--- TASK BRIEF ---
Skipping all pictures, set down the lines of the listing from the first through the one with "(p4) at (171,840)".

--- RECORDED INFORMATION ---

_ _ _ _ _

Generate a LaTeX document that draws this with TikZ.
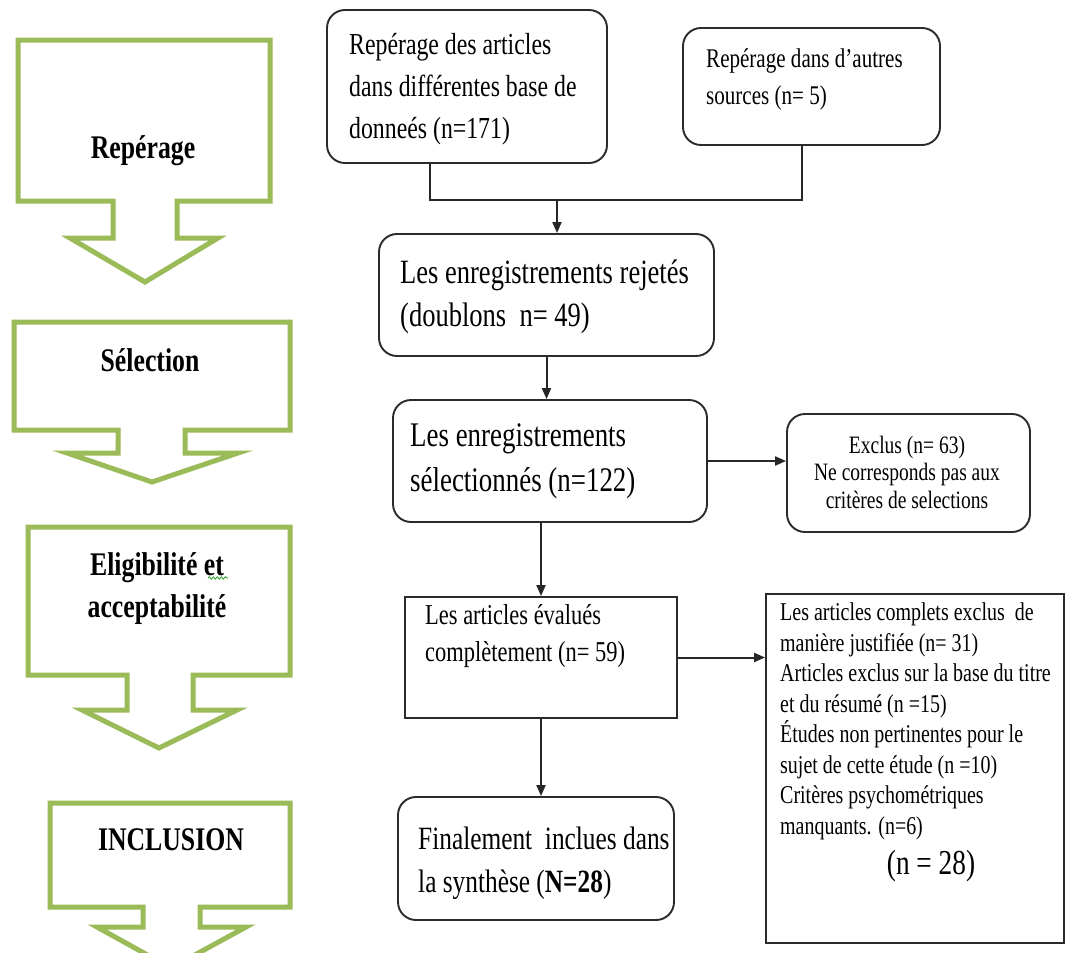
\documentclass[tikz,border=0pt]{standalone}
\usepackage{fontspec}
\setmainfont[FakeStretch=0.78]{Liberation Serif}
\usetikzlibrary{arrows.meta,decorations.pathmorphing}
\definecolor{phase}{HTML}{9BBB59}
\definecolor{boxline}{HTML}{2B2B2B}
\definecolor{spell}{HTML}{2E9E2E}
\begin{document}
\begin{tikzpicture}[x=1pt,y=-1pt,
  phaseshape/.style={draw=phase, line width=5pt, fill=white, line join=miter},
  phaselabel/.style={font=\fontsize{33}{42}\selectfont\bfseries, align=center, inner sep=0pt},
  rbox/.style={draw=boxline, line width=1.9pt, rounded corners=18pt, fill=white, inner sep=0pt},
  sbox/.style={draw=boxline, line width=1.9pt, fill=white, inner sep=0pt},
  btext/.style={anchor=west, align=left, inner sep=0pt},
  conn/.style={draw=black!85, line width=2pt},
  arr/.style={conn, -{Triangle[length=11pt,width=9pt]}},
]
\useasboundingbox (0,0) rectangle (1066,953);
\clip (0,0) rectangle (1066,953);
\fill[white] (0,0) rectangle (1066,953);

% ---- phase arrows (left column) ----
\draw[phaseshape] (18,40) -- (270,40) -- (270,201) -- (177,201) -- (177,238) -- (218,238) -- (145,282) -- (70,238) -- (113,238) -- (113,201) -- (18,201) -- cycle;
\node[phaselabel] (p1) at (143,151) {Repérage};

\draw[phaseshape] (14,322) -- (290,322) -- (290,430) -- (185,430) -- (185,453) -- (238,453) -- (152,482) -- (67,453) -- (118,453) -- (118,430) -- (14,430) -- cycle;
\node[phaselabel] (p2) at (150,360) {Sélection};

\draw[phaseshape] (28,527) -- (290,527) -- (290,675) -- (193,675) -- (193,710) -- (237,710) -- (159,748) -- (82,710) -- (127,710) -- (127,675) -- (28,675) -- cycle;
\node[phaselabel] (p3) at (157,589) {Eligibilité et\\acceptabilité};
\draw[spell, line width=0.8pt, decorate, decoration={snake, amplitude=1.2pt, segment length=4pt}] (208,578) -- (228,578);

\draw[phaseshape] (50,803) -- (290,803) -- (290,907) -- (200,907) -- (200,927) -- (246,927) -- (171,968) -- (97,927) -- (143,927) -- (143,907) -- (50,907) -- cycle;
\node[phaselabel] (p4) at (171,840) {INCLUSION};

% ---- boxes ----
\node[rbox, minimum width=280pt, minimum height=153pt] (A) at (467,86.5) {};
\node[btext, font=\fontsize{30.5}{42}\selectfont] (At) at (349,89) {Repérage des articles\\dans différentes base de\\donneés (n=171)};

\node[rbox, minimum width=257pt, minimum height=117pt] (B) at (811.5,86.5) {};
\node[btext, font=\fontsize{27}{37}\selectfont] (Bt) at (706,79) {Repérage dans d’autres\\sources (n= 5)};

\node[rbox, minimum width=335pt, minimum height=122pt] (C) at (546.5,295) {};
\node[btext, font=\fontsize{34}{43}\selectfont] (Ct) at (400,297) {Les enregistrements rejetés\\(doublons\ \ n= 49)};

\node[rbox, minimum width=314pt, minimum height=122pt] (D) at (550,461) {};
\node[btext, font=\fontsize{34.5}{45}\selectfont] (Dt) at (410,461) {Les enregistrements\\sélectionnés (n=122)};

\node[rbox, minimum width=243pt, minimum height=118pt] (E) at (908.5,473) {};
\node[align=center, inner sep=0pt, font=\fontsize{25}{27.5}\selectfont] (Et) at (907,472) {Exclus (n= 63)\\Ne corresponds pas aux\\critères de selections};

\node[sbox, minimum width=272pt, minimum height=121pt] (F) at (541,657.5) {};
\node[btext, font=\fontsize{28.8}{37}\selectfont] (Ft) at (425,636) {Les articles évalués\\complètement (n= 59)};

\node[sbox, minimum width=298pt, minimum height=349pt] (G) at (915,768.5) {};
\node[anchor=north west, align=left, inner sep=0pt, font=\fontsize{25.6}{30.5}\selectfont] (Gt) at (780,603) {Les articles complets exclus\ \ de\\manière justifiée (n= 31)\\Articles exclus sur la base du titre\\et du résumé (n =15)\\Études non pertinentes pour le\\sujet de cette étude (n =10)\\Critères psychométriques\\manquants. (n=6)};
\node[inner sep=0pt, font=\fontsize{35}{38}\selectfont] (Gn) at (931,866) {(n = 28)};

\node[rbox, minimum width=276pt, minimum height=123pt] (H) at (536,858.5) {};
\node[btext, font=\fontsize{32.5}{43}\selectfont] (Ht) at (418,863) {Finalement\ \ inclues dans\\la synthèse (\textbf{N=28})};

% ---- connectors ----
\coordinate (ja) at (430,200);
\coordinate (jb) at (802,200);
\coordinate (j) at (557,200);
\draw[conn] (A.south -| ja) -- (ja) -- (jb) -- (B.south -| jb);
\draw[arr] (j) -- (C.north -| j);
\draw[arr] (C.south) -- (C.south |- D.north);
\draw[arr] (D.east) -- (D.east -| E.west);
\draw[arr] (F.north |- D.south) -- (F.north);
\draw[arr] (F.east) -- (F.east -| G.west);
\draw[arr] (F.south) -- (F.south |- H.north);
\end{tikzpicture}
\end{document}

_ _ _ _ _

--- CORRECT OUTPUT ---
Generate a LaTeX document that draws this with TikZ.
\documentclass[tikz,border=0pt]{standalone}
\usepackage{fontspec}
\setmainfont[FakeStretch=0.78]{Liberation Serif}
\usetikzlibrary{arrows.meta,decorations.pathmorphing}
\definecolor{phase}{HTML}{9BBB59}
\definecolor{boxline}{HTML}{2B2B2B}
\definecolor{spell}{HTML}{2E9E2E}
\begin{document}
\begin{tikzpicture}[x=1pt,y=-1pt,
  phaseshape/.style={draw=phase, line width=5pt, fill=white, line join=miter},
  phaselabel/.style={font=\fontsize{33}{42}\selectfont\bfseries, align=center, inner sep=0pt},
  rbox/.style={draw=boxline, line width=1.9pt, rounded corners=18pt, fill=white, inner sep=0pt},
  sbox/.style={draw=boxline, line width=1.9pt, fill=white, inner sep=0pt},
  btext/.style={anchor=west, align=left, inner sep=0pt},
  conn/.style={draw=black!85, line width=2pt},
  arr/.style={conn, -{Triangle[length=11pt,width=9pt]}},
]
\useasboundingbox (0,0) rectangle (1066,953);
\clip (0,0) rectangle (1066,953);
\fill[white] (0,0) rectangle (1066,953);

% ---- phase arrows (left column) ----
\draw[phaseshape] (18,40) -- (270,40) -- (270,201) -- (177,201) -- (177,238) -- (218,238) -- (145,282) -- (70,238) -- (113,238) -- (113,201) -- (18,201) -- cycle;
\node[phaselabel] (p1) at (143,151) {Repérage};

\draw[phaseshape] (14,322) -- (290,322) -- (290,430) -- (185,430) -- (185,453) -- (238,453) -- (152,482) -- (67,453) -- (118,453) -- (118,430) -- (14,430) -- cycle;
\node[phaselabel] (p2) at (150,360) {Sélection};

\draw[phaseshape] (28,527) -- (290,527) -- (290,675) -- (193,675) -- (193,710) -- (237,710) -- (159,748) -- (82,710) -- (127,710) -- (127,675) -- (28,675) -- cycle;
\node[phaselabel] (p3) at (157,589) {Eligibilité et\\acceptabilité};
\draw[spell, line width=0.8pt, decorate, decoration={snake, amplitude=1.2pt, segment length=4pt}] (208,578) -- (228,578);

\draw[phaseshape] (50,803) -- (290,803) -- (290,907) -- (200,907) -- (200,927) -- (246,927) -- (171,968) -- (97,927) -- (143,927) -- (143,907) -- (50,907) -- cycle;
\node[phaselabel] (p4) at (171,840) {INCLUSION};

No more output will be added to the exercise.